Advent Calendar Day 14: Pink Flamingos

Advent Calendar Day 14: Pink Flamingos December 14, 2018

The American holiday of Christmas is, among many other things, a season of excess, extravagance, and indulgence. Those things do not always go hand in hand with refined good taste.

John Waters is one of the great American curators, conveyors, and creators of that which is in bad taste. He is a man with exquisitely refined bad taste. That makes him the perfect person to compile a Christmas album which, thank all that is Divine, he did back in 2004.

A John Waters Christmas is exactly what it says on the label. You would not want this to be the only Christmas album that you own, but it will certainly be very much more what it is than any of the others. It might be just the thing if you’re hosting a Christmas party and it’s getting late and you need to either prompt your guests to collect their coats and leave or else to transition the whole affair into the sort of gathering that ought to be taking place at that hour.

John Waters is not Dr. Demento. A Dr. Demento Christmas collection is a fine thing, but a different thing. This is not quite that. While some of these tracks are novelty songs or novelty acts, but most seem to have been recorded in earnest. Where they are awful, they mostly weren’t intending to be awful.

Some of this is ugly and some of it is wonderful, and as with most things John Waters, these parts overlap.

1.Fat Daddy” by Paul “Fat Daddy” Johnson

2.Rudolph the Red Nose Reindeer” by Tiny Tim

3.Christmas Time Is Coming” by Stormy Weather

4.Happy Birthday Jesus” by Little Cindy

5.Here Comes Fatty Claus” by Rudolph & Gang

6.Little Mary Christmas” by Roger Christian*

7.I Wish You a Merry Christmas” by Big Dee Irwin & Little Eva

8.Santa Don’t Pass Me By” by Jimmy Donley**

9.Sleigh Ride” by Alvin & the Chipmunks

10.Sleigh Bells, Reindeer, and Snow” by Rita Faye Wilson

11.First Snowfall” by The Cocktails

12.Santa Claus Is a Black Man” by Akim and the Teddy Vann Production Company

* Roger Christian wrote “Don’t Worry Baby.” He also wrote and performed this. I’m struggling to figure out what to make of that.

** Jimmy Donley was a violent, troubled man and a terrific songwriter, though we can’t be sure how many songs he wrote because he sold away the rights to most of what he wrote. Many of his most successful songs earned royalties for the pirate radio preacher and faith healer J. Charles Jessup, who swindled Donley in one of his many cons.

Here’s the entry on Jessup from Randall Balmer’s Encyclopedia of Evangelicalism:

Jessup, J. Charles (1916-1993) A pentecostal faith healer who ran afoul of federal authorities, J. Charles Jessup was born in Gulfport, Mississippi, to a pentecostal preacher and his wife. Jessup began preaching on street corners at the age of 12, and he conducted a revival in Dyersburg, Tennessee, at 14. Jessup prayed for — and received — the gift of healing, and soon he purchased a large tent from the Ringling Brothers, which he used for his itinerant preaching.

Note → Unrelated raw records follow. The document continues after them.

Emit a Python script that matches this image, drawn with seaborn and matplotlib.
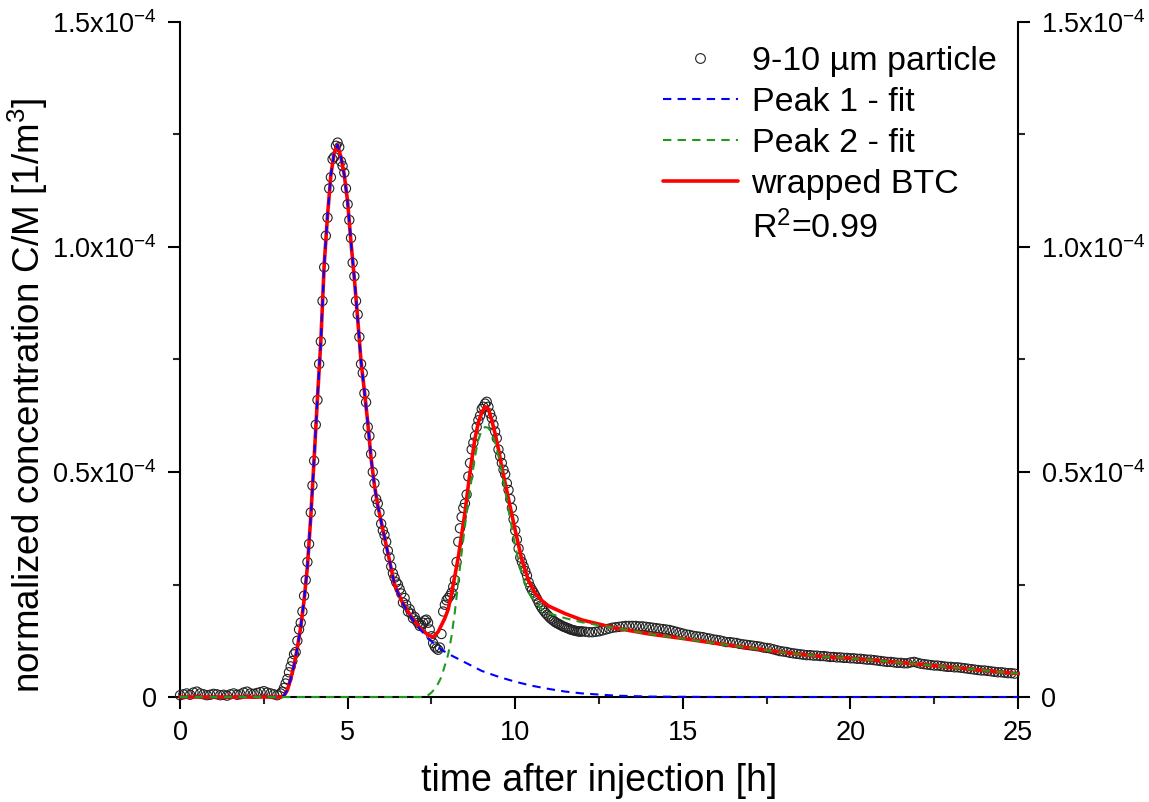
import numpy as np
import pandas as pd
import matplotlib.pyplot as plt
import seaborn as sns
from matplotlib.lines import Line2D
from matplotlib.ticker import FixedLocator, FuncFormatter, MultipleLocator

# measured breakthrough data, concentrations in units of 1e-4 1/m^3
t_base = np.linspace(0.0, 2.9, 30)
c_base = [0.004, 0.006, 0.008, 0.005, 0.010, 0.012, 0.008, 0.006, 0.004, 0.005,
          0.007, 0.006, 0.004, 0.005, 0.003, 0.006, 0.008, 0.005, 0.006, 0.010,
          0.012, 0.008, 0.007, 0.009, 0.011, 0.013, 0.010, 0.008, 0.006, 0.004]

t_peaks = np.linspace(3.0, 11.95, 180)
c_peaks = [0.008, 0.012, 0.02, 0.03, 0.04, 0.055, 0.068, 0.08, 0.095, 0.10,
           0.125, 0.15, 0.165, 0.19, 0.225, 0.26, 0.30, 0.34, 0.41, 0.47,
           0.525, 0.605, 0.66, 0.74, 0.79, 0.88, 0.955, 1.025, 1.065, 1.13,
           1.155, 1.195, 1.20, 1.225, 1.232, 1.222, 1.19, 1.18, 1.165, 1.13,
           1.095, 1.06, 1.02, 0.965, 0.935, 0.88, 0.85, 0.80, 0.74, 0.72,
           0.675, 0.655, 0.60, 0.58, 0.54, 0.50, 0.475, 0.44, 0.43, 0.41,
           0.385, 0.37, 0.36, 0.345, 0.325, 0.31, 0.29, 0.275, 0.265, 0.255,
           0.25, 0.24, 0.23, 0.21, 0.22, 0.205, 0.19, 0.195, 0.185, 0.175,
           0.178, 0.17, 0.165, 0.158, 0.16, 0.165, 0.17, 0.172, 0.165, 0.15,
           0.135, 0.12, 0.112, 0.108, 0.105, 0.11, 0.14, 0.19, 0.205, 0.215,
           0.22, 0.225, 0.232, 0.245, 0.26, 0.30, 0.345, 0.375, 0.40, 0.42,
           0.43, 0.45, 0.49, 0.52, 0.55, 0.565, 0.58, 0.60, 0.615, 0.625,
           0.64, 0.645, 0.652, 0.656, 0.645, 0.63, 0.62, 0.605, 0.59, 0.575,
           0.55, 0.535, 0.52, 0.505, 0.495, 0.475, 0.46, 0.44, 0.42, 0.395,
           0.37, 0.35, 0.33, 0.31, 0.30, 0.29, 0.28, 0.27, 0.255, 0.245,
           0.238, 0.232, 0.225, 0.218, 0.21, 0.203, 0.197, 0.192, 0.187, 0.183,
           0.179, 0.175, 0.172, 0.169, 0.166, 0.164, 0.162, 0.16, 0.158, 0.156,
           0.155, 0.153, 0.152, 0.15, 0.149, 0.148, 0.147, 0.146, 0.146, 0.145]

t_tail = np.linspace(12.0, 24.9, 130)
c_tail = [0.146, 0.145, 0.144, 0.144, 0.145, 0.146, 0.148, 0.150, 0.152, 0.154,
          0.155, 0.156, 0.157, 0.158, 0.158, 0.158, 0.158, 0.157, 0.157, 0.156,
          0.155, 0.154, 0.153, 0.152, 0.151, 0.150, 0.149, 0.147, 0.145, 0.143,
          0.141, 0.139, 0.138, 0.136, 0.135, 0.134, 0.133, 0.131, 0.130, 0.128,
          0.127, 0.126, 0.124, 0.122, 0.122, 0.121, 0.120, 0.118, 0.117, 0.116,
          0.115, 0.114, 0.113, 0.112, 0.110, 0.109, 0.108, 0.106, 0.104, 0.102,
          0.101, 0.100, 0.098, 0.097, 0.096, 0.095, 0.094, 0.093, 0.093, 0.092,
          0.092, 0.091, 0.091, 0.090, 0.089, 0.089, 0.088, 0.088, 0.087, 0.087,
          0.086, 0.086, 0.085, 0.085, 0.084, 0.083, 0.083, 0.082, 0.081, 0.080,
          0.079, 0.078, 0.078, 0.077, 0.076, 0.076, 0.075, 0.075, 0.077, 0.078,
          0.076, 0.074, 0.073, 0.072, 0.071, 0.070, 0.070, 0.069, 0.068, 0.067,
          0.067, 0.066, 0.066, 0.065, 0.064, 0.063, 0.062, 0.061, 0.060, 0.059,
          0.059, 0.058, 0.057, 0.056, 0.055, 0.055, 0.054, 0.053, 0.053, 0.052]

# fitted curves
peak1_t = [0, 3.0, 3.1, 3.2, 3.3, 3.4, 3.5, 3.6, 3.7, 3.8, 3.9, 4.0, 4.1, 4.2, 4.3,
           4.4, 4.5, 4.6, 4.7, 4.8, 4.9, 5.0, 5.1, 5.2, 5.3, 5.4, 5.5, 5.6, 5.7,
           5.8, 5.9, 6.0, 6.2, 6.4, 6.6, 6.8, 7.0, 7.2, 7.4, 7.6, 7.8, 8.0, 8.5,
           9.0, 9.5, 10.0, 10.5, 11.0, 11.5, 12.0, 13.0, 14.0, 16.0, 25.0]
peak1_c = [0, 0, 0.003, 0.015, 0.04, 0.07, 0.11, 0.155, 0.215, 0.29, 0.40, 0.53,
           0.665, 0.79, 0.96, 1.07, 1.16, 1.21, 1.227, 1.20, 1.16, 1.10, 1.01, 0.93,
           0.84, 0.745, 0.68, 0.61, 0.53, 0.47, 0.425, 0.39, 0.32, 0.25, 0.214,
           0.188, 0.166, 0.147, 0.131, 0.117, 0.105, 0.096, 0.077, 0.058, 0.045,
           0.034, 0.025, 0.018, 0.012, 0.008, 0.003, 0.001, 0.0, 0.0]

peak2_t = [0, 7.3, 7.4, 7.5, 7.6, 7.7, 7.8, 7.9, 8.0, 8.1, 8.2, 8.3, 8.4, 8.5, 8.6,
           8.7, 8.8, 8.9, 9.0, 9.1, 9.2, 9.3, 9.4, 9.5, 9.6, 9.7, 9.8, 9.9, 10.0,
           10.2, 10.4, 10.6, 10.8, 11.0, 11.5, 12.0, 13.0, 14.0, 15.0, 16.0, 17.0,
           18.0, 19.0, 20.0, 21.0, 22.0, 23.0, 24.0, 25.0]
peak2_c = [0, 0, 0.004, 0.01, 0.018, 0.03, 0.045, 0.07, 0.095, 0.135, 0.19, 0.255,
           0.32, 0.38, 0.435, 0.485, 0.535, 0.572, 0.593, 0.60, 0.598, 0.585, 0.565,
           0.535, 0.50, 0.46, 0.415, 0.375, 0.335, 0.27, 0.232, 0.21, 0.195, 0.186,
           0.175, 0.166, 0.153, 0.140, 0.130, 0.119, 0.109, 0.099, 0.091, 0.086,
           0.080, 0.073, 0.066, 0.059, 0.052]

btc_t = [0, 3.0, 3.1, 3.2, 3.3, 3.4, 3.5, 3.6, 3.7, 3.8, 3.9, 4.0, 4.1, 4.2, 4.3,
         4.4, 4.5, 4.6, 4.7, 4.8, 4.9, 5.0, 5.1, 5.2, 5.3, 5.4, 5.5, 5.6, 5.7, 5.8,
         5.9, 6.0, 6.2, 6.4, 6.6, 6.8, 7.0, 7.2, 7.4, 7.55, 7.7, 7.8, 7.9, 8.0, 8.1,
         8.2, 8.3, 8.4, 8.5, 8.6, 8.7, 8.8, 8.9, 9.0, 9.1, 9.2, 9.3, 9.4, 9.5, 9.6,
         9.7, 9.8, 9.9, 10.0, 10.2, 10.4, 10.6, 10.8, 11.0, 11.5, 12.0, 13.0, 14.0,
         15.0, 16.0, 17.0, 18.0, 19.0, 20.0, 21.0, 22.0, 23.0, 24.0, 25.0]
btc_c = [0, 0, 0.003, 0.015, 0.04, 0.07, 0.11, 0.155, 0.215, 0.29, 0.40, 0.53, 0.665,
         0.79, 0.96, 1.07, 1.16, 1.21, 1.227, 1.20, 1.16, 1.10, 1.01, 0.93, 0.84,
         0.745, 0.68, 0.61, 0.53, 0.47, 0.425, 0.39, 0.32, 0.25, 0.215, 0.19, 0.168,
         0.150, 0.138, 0.133, 0.145, 0.16, 0.175, 0.195, 0.23, 0.27, 0.31, 0.36,
         0.41, 0.47, 0.525, 0.575, 0.61, 0.632, 0.645, 0.64, 0.615, 0.585, 0.55,
         0.51, 0.475, 0.44, 0.405, 0.37, 0.304, 0.258, 0.230, 0.214, 0.202, 0.185,
         0.171, 0.153, 0.140, 0.130, 0.119, 0.109, 0.099, 0.091, 0.086, 0.080,
         0.073, 0.066, 0.059, 0.052]

SCALE = 1e-4
data = pd.DataFrame({
    "t": np.concatenate([t_base, t_peaks, t_tail]),
    "c": np.concatenate([c_base, c_peaks, c_tail]) * SCALE,
})

sns.set_style("ticks")
plt.rcParams["font.family"] = ["Liberation Sans", "DejaVu Sans"]
plt.rcParams["mathtext.fontset"] = "custom"
plt.rcParams["mathtext.rm"] = "Liberation Sans"
plt.rcParams["mathtext.it"] = "Liberation Sans"
plt.rcParams["text.color"] = "black"
plt.rcParams["axes.labelcolor"] = "black"

fig = plt.figure(figsize=(11.49, 8.02), dpi=100)
ax = fig.add_axes([0.1567, 0.1309, 0.7293, 0.8417])

blue = "#0000ff"
green = "#1f9a1f"
red = "#ff0000"

sns.scatterplot(data=data, x="t", y="c", ax=ax, marker="o", s=44,
                facecolor="none", edgecolor="#222222", linewidth=0.8,
                zorder=3, clip_on=False, legend=False)
sns.lineplot(x=btc_t, y=np.array(btc_c) * SCALE, ax=ax, color=red, lw=2.6,
             zorder=4, clip_on=False, legend=False)
sns.lineplot(x=peak1_t, y=np.array(peak1_c) * SCALE, ax=ax, color=blue, lw=1.5,
             linestyle=(0, (4, 3)), zorder=5, clip_on=False, legend=False)
sns.lineplot(x=peak2_t, y=np.array(peak2_c) * SCALE, ax=ax, color=green, lw=1.5,
             linestyle=(0, (4, 3)), zorder=6, clip_on=False, legend=False)

ax.set_xlim(0, 25)
ax.set_ylim(0, 1.5e-4)
ax.xaxis.set_major_locator(MultipleLocator(5))
ax.xaxis.set_minor_locator(MultipleLocator(2.5))
ax.yaxis.set_major_locator(FixedLocator([0, 0.5e-4, 1.0e-4, 1.5e-4]))
ax.yaxis.set_minor_locator(FixedLocator([0.25e-4, 0.75e-4, 1.25e-4]))


def sci_label(v, pos):
    if abs(v) < 1e-12:
        return "0"
    return r"$\mathregular{%.1fx10^{-4}}$" % (v / SCALE)


ax.yaxis.set_major_formatter(FuncFormatter(sci_label))
ax.tick_params(axis="both", which="major", direction="out", length=8.6, width=1.5,
               labelsize=19.5, color="black", labelcolor="black", pad=8)
ax.tick_params(axis="both", which="minor", direction="out", length=4.8, width=1.5)
ax.tick_params(axis="y", which="both", right=True, labelright=True)
ax.tick_params(axis="x", which="both", top=False)

for side in ["left", "right", "bottom"]:
    ax.spines[side].set_linewidth(1.5)
    ax.spines[side].set_color("black")
ax.spines["top"].set_visible(False)

ax.set_xlabel("time after injection [h]", fontsize=27, labelpad=12)
ax.set_ylabel(r"normalized concentration C/M [1/m$\mathregular{^3}$]", fontsize=26.5)
ax.yaxis.set_label_coords(-0.155, 0.447)

handles = [
    Line2D([], [], marker="o", ls="", mfc="none", mec="#222222", ms=7, mew=0.8),
    Line2D([], [], color=blue, lw=1.5, ls=(0, (4, 3))),
    Line2D([], [], color=green, lw=1.5, ls=(0, (4, 3))),
    Line2D([], [], color=red, lw=2.6),
    Line2D([], [], ls="", marker=""),
]
labels = ["9-10 \u00b5m particle", "Peak 1 - fit", "Peak 2 - fit", "wrapped BTC",
          r"$\mathregular{R^2}$=0.99"]
ax.legend(handles, labels, loc="upper left", bbox_to_anchor=(0.576, 0.965),
          frameon=False, fontsize=24.5, handlelength=2.2, handletextpad=0.41,
          labelspacing=0.3, borderpad=0, borderaxespad=0)

fig.savefig("out.png", dpi=100)
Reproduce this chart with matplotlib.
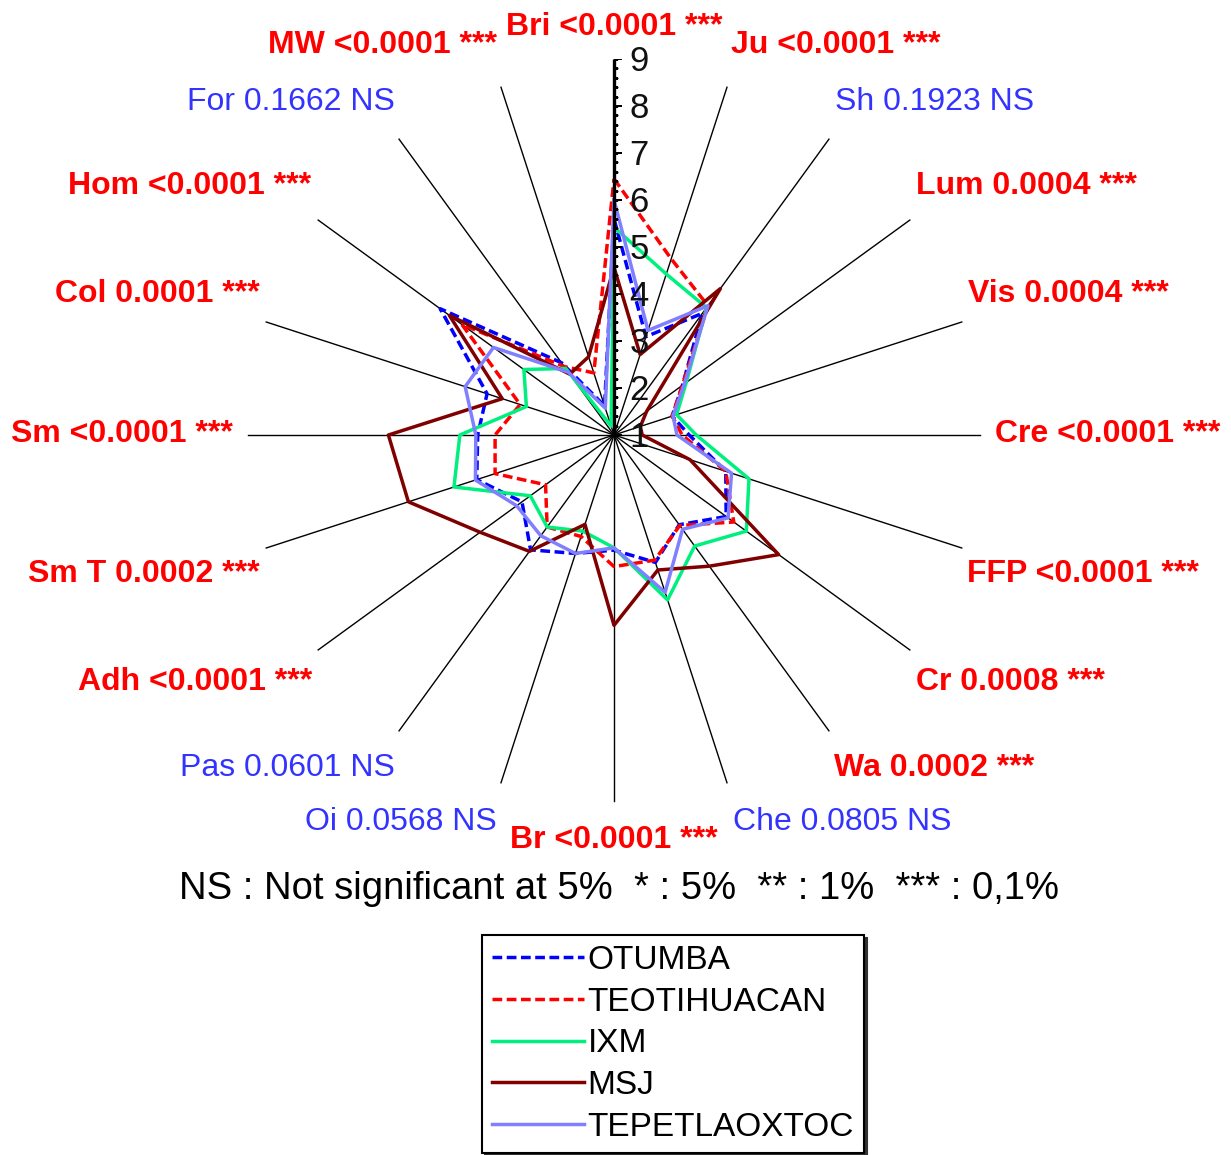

Jessup struck a deal in 1942 with a tiny radio station in Ciudad Acuña, Mexico, just across the border from Del Rio, Texas. The signal was five times more powerful than the FCC allowed in the United States, so Jessup’s program could be heard from Canada to Latin America. Billing himself as “the most preachable preacher that ever preached preachable preaching,” Jessup parlayed the broadcast into a powerful engine for fund-raising, expanding his network to other stations in the United States and Mexico.

Although he claimed to take only $75 a week in salary from his Fellowship Revival Association, Jessup lived the high life, with an expensive house, several Cadillacs, and a seaplane. He also indulged his hobby of cockfighting and he married at least four times. The Internal Revenue Service investigated him several times, but he was finally caught by the United States Postal Inspection Service, which led to his indictment on 11 counts of mail fraud in 1964. Jessup pleaded no contest to two charges and was sentenced to a year in prison on December 18, 1968. He served the sentence, but he never preached again.

In my hoped-for epic Paul Thomas Anderson movie based on Jessup’s life, I think the Jimmy Donley part should go to Joaquin Phoenix with, maybe, Josh Brolin as Jessup.